Exercise description:
Take the lines beginning with the one that contains "Give me the matplotlib source for this chart." and ending with the one that contains "plt.rcParams['font.family'] = ['Liberation", and set them down exactly. Omit all pictures.

Data for this exercise:
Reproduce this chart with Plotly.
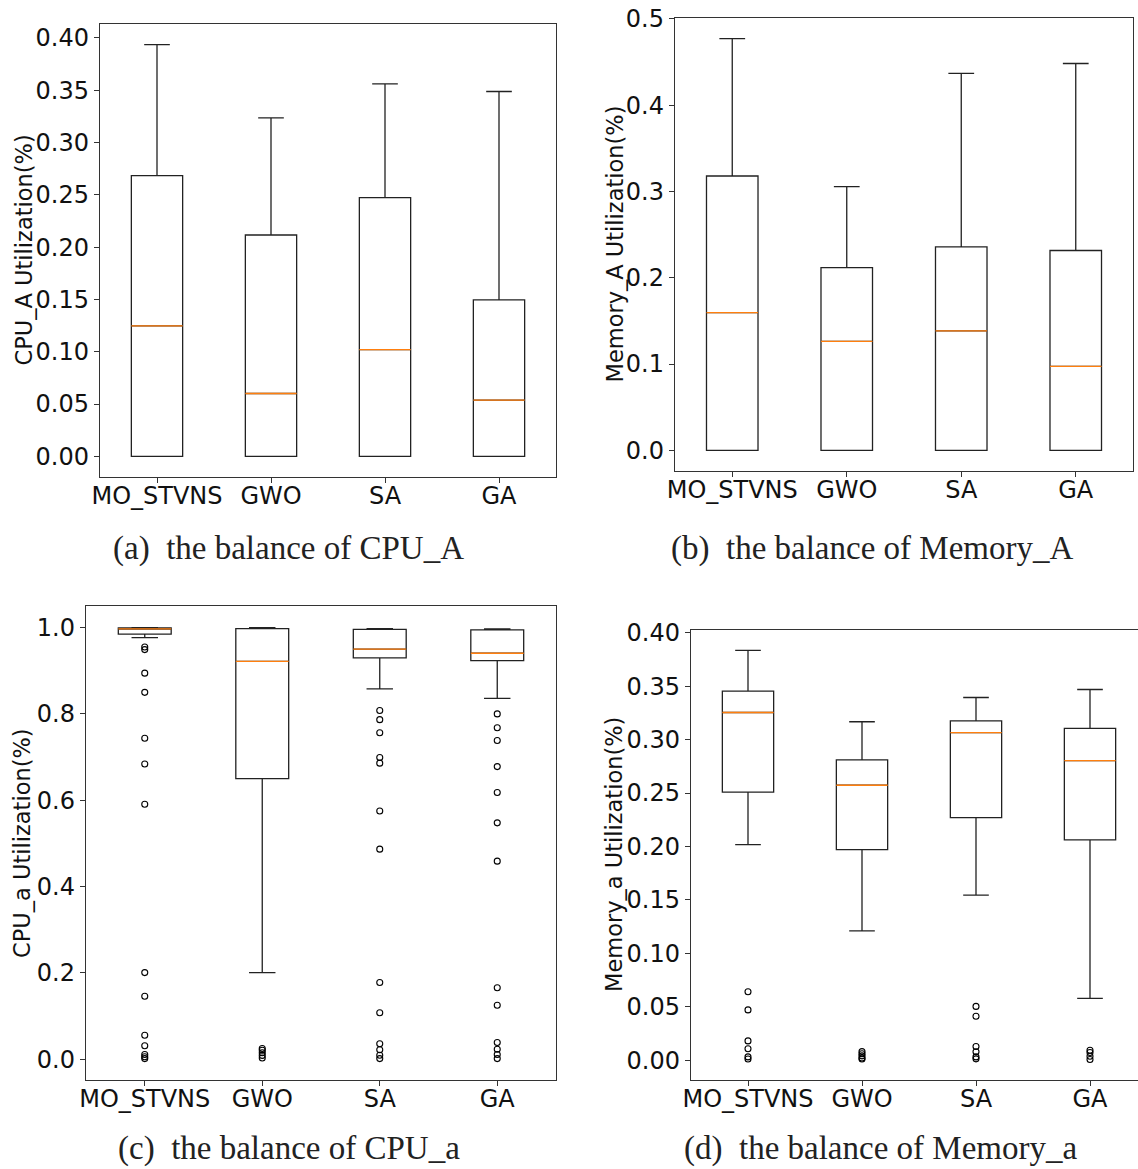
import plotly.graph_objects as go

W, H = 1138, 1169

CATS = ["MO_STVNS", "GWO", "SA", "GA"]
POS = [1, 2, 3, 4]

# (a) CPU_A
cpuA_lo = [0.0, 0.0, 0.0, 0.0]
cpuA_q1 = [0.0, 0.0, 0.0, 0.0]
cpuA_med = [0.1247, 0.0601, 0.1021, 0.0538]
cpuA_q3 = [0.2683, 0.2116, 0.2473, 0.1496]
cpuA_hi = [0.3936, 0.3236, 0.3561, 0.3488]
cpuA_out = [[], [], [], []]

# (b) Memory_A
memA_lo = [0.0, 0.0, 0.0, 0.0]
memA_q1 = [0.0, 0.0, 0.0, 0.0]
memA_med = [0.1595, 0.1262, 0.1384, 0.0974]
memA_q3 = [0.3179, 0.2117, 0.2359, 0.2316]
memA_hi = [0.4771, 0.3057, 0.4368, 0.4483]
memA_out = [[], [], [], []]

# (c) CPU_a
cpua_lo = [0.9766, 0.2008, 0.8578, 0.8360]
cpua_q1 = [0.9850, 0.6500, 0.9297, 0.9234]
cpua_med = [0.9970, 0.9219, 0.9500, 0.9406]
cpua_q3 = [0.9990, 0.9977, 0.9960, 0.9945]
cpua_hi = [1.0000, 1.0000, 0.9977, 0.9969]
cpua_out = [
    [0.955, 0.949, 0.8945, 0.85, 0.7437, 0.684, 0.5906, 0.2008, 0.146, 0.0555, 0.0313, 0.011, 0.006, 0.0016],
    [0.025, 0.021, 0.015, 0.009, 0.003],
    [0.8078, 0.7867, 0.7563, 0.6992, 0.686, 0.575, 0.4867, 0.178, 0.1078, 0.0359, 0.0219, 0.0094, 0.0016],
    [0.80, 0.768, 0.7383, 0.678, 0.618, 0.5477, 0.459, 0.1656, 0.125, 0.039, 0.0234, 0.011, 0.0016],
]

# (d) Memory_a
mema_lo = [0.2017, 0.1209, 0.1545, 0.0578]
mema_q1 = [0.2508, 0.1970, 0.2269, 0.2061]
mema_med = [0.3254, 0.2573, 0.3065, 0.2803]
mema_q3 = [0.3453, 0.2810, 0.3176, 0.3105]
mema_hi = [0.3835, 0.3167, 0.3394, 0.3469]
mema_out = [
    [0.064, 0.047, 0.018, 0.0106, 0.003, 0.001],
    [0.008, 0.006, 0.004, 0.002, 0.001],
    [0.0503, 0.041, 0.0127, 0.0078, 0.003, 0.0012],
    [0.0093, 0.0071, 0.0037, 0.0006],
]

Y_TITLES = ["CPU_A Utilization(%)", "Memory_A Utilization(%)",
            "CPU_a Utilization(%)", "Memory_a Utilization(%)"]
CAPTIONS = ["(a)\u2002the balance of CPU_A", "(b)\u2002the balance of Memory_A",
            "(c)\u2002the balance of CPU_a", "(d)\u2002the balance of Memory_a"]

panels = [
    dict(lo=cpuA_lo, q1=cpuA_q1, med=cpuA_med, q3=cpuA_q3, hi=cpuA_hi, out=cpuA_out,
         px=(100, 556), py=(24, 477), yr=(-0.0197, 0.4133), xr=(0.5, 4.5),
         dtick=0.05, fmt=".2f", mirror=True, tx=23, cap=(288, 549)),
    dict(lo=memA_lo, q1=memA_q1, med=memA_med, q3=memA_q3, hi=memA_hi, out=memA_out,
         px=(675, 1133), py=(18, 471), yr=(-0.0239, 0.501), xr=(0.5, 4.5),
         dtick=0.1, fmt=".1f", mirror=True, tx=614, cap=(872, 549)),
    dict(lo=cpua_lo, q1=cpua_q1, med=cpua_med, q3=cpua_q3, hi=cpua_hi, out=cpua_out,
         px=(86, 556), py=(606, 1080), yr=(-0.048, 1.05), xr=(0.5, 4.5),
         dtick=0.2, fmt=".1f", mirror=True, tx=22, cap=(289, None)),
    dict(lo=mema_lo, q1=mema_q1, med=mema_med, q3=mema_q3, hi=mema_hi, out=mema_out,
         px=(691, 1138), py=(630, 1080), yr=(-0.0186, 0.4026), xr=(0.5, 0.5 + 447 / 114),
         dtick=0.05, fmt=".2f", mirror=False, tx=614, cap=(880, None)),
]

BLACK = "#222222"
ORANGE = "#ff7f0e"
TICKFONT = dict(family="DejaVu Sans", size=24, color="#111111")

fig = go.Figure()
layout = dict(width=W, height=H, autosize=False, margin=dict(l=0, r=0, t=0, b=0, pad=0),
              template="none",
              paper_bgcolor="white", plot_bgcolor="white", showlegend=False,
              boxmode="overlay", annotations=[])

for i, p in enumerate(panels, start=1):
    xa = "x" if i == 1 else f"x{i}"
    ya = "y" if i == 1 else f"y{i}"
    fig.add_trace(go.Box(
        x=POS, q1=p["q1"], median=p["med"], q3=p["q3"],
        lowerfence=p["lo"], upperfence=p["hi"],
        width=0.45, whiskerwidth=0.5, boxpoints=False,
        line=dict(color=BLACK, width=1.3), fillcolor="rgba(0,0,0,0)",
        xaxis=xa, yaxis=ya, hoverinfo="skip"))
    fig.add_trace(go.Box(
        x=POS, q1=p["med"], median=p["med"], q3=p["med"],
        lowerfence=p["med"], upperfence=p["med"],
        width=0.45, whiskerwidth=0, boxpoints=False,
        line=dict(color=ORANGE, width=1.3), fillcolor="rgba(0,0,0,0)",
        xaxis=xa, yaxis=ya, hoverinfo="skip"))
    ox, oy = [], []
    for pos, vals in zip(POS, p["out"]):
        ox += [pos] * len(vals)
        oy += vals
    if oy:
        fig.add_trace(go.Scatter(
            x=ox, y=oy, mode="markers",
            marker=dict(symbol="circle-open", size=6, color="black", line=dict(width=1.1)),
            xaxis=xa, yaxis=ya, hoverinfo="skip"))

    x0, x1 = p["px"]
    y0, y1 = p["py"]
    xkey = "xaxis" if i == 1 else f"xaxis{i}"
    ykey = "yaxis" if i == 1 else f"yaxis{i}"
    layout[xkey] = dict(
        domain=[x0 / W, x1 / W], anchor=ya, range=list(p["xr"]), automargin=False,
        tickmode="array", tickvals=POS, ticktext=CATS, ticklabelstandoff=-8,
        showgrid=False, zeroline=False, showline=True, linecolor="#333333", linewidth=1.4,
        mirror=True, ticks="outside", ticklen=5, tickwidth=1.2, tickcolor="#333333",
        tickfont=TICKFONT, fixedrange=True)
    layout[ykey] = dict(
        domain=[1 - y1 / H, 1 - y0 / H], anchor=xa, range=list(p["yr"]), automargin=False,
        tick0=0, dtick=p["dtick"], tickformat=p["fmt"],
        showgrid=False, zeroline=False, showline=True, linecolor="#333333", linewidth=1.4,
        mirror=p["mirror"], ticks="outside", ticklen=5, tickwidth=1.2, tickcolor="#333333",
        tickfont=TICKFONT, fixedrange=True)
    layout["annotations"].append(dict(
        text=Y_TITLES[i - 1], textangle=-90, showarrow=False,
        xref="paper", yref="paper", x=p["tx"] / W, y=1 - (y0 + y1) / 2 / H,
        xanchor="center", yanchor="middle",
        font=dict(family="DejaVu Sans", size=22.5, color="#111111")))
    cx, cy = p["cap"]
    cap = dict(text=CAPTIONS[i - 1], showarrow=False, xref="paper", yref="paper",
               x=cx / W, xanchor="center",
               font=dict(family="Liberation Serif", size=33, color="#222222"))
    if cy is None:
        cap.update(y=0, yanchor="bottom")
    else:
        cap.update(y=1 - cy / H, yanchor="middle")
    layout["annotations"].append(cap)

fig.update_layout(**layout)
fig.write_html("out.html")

---

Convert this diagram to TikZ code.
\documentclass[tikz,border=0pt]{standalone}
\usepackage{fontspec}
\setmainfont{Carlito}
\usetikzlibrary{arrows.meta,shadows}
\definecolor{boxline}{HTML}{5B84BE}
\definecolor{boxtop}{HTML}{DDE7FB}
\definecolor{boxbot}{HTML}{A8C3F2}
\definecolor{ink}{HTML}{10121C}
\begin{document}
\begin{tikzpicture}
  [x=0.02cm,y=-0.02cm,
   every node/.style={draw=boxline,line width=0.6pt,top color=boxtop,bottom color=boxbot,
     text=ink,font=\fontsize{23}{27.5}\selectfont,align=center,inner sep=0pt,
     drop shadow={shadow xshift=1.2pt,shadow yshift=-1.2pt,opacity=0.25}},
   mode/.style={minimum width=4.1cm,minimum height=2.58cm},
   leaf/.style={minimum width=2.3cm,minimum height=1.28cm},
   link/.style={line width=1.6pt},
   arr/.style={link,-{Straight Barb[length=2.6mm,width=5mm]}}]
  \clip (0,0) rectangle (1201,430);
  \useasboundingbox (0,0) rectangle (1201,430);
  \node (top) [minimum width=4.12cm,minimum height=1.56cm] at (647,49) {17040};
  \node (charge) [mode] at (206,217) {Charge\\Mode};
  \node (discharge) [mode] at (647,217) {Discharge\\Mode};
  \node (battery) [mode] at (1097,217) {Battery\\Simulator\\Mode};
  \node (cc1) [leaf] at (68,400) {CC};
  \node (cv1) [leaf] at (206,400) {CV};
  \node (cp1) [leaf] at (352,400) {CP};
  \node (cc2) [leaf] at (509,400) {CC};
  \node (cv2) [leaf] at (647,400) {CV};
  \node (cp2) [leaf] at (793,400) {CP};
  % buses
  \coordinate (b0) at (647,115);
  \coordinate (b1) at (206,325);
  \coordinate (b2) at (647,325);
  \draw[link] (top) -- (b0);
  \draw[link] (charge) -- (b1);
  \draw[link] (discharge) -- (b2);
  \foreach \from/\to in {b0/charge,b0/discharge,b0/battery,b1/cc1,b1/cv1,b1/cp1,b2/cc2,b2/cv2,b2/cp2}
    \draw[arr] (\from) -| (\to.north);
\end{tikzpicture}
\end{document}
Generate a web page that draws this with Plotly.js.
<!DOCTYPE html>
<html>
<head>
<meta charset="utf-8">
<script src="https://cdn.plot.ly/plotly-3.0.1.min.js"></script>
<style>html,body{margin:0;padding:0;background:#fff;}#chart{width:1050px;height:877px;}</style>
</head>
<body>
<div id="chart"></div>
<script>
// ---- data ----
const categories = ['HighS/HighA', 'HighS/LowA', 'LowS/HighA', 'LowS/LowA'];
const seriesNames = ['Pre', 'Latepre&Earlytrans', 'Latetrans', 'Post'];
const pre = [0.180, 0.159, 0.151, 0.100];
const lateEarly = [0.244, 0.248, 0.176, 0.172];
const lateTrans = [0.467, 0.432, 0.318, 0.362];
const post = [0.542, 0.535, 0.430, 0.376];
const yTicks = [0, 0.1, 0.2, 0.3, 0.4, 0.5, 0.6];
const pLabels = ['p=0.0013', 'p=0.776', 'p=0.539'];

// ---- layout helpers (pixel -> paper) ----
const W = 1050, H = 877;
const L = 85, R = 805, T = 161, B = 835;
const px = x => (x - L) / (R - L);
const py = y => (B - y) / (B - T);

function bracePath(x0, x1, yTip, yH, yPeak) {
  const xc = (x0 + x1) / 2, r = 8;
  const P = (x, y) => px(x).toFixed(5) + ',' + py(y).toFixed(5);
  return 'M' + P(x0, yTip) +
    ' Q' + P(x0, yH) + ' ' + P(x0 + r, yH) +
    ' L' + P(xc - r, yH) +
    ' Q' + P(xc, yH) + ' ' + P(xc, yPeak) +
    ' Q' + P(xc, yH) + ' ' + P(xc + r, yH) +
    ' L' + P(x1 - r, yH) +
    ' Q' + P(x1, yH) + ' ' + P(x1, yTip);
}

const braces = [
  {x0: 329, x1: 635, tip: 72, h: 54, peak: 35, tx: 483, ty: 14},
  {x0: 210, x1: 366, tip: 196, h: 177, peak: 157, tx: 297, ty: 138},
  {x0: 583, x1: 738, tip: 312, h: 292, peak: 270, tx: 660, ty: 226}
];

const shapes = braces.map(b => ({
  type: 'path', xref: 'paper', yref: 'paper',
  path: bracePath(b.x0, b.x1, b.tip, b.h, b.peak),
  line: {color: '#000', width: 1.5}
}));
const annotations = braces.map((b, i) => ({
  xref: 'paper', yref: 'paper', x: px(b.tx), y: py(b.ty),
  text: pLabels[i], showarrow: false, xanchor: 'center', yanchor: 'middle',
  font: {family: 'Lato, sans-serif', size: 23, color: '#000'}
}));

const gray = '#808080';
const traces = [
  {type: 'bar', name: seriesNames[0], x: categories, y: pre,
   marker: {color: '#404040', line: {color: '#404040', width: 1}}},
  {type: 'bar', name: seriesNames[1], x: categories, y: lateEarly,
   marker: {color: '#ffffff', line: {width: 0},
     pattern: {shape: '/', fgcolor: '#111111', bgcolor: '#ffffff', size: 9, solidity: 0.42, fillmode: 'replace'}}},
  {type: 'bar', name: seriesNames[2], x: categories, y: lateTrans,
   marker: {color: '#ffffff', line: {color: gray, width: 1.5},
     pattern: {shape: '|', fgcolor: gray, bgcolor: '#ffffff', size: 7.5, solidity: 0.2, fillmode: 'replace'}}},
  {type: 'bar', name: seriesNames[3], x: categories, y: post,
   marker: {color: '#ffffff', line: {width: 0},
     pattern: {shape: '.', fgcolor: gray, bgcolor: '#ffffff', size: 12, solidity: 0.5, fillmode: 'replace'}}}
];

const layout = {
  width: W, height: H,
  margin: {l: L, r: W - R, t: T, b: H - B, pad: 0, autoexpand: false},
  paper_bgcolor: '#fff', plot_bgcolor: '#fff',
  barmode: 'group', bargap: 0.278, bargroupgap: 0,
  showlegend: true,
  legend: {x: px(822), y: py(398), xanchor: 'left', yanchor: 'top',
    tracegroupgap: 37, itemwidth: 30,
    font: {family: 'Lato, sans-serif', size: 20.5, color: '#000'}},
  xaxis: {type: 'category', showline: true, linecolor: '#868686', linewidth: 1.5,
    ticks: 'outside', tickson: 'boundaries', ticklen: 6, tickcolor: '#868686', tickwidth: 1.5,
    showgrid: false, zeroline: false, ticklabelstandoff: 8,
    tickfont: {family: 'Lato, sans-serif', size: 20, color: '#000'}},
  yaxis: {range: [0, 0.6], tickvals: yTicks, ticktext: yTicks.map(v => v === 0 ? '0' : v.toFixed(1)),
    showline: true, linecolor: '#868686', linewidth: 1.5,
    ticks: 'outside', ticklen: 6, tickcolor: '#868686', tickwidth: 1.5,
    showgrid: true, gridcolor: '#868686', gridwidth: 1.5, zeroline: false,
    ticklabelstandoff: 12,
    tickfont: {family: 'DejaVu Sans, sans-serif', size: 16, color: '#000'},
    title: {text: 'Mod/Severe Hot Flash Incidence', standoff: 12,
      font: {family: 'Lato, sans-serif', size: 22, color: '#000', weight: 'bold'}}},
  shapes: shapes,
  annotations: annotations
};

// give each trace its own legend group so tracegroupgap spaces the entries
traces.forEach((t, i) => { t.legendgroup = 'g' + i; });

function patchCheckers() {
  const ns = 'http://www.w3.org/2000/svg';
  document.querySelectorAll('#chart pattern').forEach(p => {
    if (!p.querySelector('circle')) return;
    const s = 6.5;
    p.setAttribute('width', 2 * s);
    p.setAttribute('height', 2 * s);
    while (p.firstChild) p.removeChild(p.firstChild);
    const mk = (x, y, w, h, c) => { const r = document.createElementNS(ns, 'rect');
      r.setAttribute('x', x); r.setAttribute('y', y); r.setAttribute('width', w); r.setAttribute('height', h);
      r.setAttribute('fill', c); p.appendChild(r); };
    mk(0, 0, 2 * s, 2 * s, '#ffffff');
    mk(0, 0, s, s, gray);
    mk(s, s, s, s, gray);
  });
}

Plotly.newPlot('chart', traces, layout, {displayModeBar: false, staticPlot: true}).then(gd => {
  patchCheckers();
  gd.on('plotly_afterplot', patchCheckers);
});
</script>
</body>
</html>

* * *

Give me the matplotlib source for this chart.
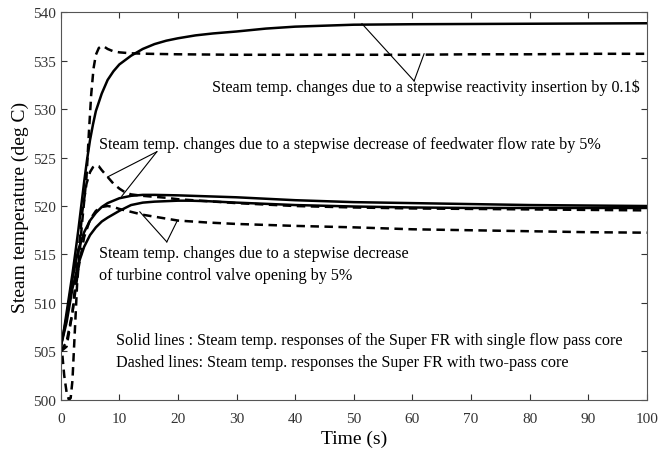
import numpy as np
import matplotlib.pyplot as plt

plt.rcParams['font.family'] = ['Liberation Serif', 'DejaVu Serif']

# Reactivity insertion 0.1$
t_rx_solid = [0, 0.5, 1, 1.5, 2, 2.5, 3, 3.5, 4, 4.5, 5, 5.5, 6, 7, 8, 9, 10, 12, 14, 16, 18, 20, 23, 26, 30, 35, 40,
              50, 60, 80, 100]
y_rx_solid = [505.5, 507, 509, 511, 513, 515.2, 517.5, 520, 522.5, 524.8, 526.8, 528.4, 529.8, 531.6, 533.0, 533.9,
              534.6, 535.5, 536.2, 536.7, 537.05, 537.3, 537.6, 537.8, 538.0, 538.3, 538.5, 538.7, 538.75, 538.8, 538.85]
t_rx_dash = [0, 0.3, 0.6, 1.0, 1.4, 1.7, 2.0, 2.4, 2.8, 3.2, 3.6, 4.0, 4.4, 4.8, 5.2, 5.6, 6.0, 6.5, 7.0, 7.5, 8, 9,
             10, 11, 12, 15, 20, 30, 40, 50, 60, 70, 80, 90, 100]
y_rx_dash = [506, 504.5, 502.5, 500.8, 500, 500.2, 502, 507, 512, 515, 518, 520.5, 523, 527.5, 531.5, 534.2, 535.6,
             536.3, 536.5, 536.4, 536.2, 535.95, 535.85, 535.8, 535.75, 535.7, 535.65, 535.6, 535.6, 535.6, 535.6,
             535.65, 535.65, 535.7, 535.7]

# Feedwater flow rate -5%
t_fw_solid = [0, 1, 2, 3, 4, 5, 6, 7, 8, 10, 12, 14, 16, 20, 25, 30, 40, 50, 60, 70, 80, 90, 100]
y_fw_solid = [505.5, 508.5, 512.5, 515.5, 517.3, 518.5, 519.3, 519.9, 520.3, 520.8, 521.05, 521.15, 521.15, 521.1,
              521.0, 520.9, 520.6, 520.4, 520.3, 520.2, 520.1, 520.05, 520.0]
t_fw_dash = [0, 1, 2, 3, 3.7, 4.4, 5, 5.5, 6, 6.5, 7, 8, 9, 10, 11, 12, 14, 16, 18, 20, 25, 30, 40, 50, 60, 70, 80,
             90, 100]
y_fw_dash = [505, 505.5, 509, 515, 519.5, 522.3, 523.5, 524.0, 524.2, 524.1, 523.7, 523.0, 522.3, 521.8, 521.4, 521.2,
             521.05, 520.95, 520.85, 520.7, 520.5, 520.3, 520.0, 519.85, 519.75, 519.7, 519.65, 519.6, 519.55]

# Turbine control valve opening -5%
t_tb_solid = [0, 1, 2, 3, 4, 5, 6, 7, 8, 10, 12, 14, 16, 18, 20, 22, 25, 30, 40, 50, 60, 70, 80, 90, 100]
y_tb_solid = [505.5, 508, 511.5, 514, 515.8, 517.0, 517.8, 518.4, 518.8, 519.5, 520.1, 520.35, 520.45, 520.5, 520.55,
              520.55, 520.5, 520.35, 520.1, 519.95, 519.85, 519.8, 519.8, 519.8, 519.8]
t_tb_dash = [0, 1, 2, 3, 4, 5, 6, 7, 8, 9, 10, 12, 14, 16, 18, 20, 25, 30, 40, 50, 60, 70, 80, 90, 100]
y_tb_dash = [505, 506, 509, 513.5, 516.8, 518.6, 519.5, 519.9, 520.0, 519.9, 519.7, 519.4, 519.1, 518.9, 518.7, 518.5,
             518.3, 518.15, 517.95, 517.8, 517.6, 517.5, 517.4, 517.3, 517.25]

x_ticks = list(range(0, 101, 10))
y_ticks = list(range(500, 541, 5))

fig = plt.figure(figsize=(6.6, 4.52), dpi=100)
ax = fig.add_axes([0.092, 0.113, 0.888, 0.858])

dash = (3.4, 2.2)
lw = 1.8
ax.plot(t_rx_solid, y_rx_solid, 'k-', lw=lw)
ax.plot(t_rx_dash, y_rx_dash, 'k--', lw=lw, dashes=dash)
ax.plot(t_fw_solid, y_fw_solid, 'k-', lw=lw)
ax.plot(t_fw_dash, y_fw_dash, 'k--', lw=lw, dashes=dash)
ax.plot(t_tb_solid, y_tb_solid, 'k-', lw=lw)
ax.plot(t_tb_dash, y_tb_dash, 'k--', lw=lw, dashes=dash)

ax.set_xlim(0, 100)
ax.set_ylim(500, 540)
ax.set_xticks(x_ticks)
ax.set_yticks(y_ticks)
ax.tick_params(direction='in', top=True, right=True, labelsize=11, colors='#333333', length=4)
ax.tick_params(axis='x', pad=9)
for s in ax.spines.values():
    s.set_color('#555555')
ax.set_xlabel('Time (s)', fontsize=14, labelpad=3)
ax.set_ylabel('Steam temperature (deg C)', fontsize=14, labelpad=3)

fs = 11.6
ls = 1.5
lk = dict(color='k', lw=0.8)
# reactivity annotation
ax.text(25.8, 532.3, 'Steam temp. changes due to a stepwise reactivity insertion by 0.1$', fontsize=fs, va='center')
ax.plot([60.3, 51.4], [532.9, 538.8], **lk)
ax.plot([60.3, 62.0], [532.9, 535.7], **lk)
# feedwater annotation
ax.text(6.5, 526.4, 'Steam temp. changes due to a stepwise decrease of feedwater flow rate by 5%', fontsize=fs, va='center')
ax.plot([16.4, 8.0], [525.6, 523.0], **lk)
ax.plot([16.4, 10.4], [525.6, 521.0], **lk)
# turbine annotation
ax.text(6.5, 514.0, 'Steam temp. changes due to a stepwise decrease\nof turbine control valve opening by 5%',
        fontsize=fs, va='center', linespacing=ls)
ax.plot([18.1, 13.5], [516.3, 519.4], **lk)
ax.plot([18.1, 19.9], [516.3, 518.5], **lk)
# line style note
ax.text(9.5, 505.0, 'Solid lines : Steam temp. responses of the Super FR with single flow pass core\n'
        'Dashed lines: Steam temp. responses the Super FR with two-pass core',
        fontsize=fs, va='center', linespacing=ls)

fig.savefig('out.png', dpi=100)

Exercise solution:
Give me the matplotlib source for this chart.
import numpy as np
import matplotlib.pyplot as plt

plt.rcParams['font.family'] = ['Liberation Serif', 'DejaVu Serif']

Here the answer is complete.